This paper reads well with clear math notations and has sufficient originality. The paper provides the first comprehensive analysis of metric dimensionality reduction under various distortion measurement criteria and fills the gap between the theoretical perspective and practical viewpoint on metric dimensionality reduction. The paper provides a clean line of related works and highlights the contributions of the paper in a reasonable and fair way. This paper as it states might provide useful practical guidance on metric dimensionality reduction.

Reviewer 3

The authors benchmark various average case distortion criteria. This task is valuable in itself, as dimensionality reduction plays a central role in many key applications of machine learning. However, the authors do not demonstrate enough evidence to support this contribution. For example, on pg 5. the authors state "is is easy to see all (adapted versions of) distortion criteria discussed obey all properties." The reader did not find it easy to see, and after re-reading the previous 4 pages did not find either the adaptation in question well specified or support for the claim that the criteria are fulfilled. If this support is in the appendix, the relevant sections should be well specified for the reader. This paper could benefit greatly from having a more clearly delineated structure. The flow of the paper is obtuse, due in part to having unintuitive names for sections and subsections. Referencing sections that do not exist (on page 3) combined with the lack of a conclusion, makes this work feel like one that is in progress rather than complete. It is also hard to decouple at times what is the authors contribution vs previous work. For example in section 2), the motivated properties are largely the same as that proposed by Chennuru Vankadara and von Luxburg (2018). It is unclear exactly what has been generalized. In addition, one of the properties defined by Chennuru Vankadara and von Luxburg (2018) "translation invariance" is not discussed here, although the authors imply they benchmark against all the properties listed.
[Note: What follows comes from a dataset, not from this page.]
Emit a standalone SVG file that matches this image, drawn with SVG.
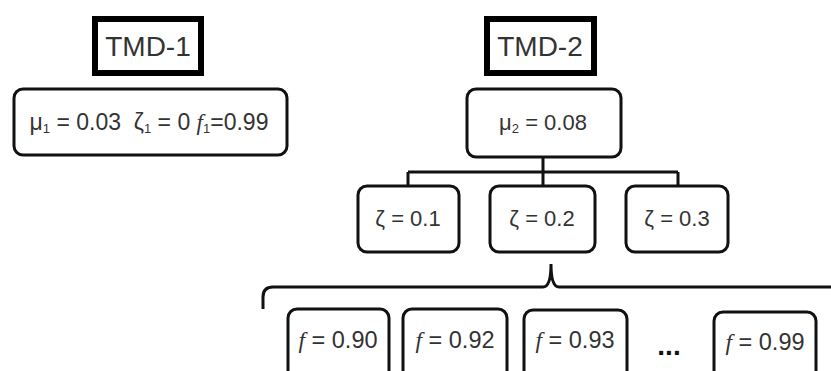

The authors do not benchmark their proposed new method (the square root of the variance distortion proposed by Chennuru Vankadara and von Luxburg (2018)) using a simulation framework that would help evidence the utility of their contribution. The lack of empirical simulation to support the theoretical discussion makes placing the value of this work within the literature difficult. Overall, the poor structure of the writing makes the overall contribution of the authors hard to discern. This may be a symptom of this being a work in progress, and not being able to appropriately clarify or support claims to the reader.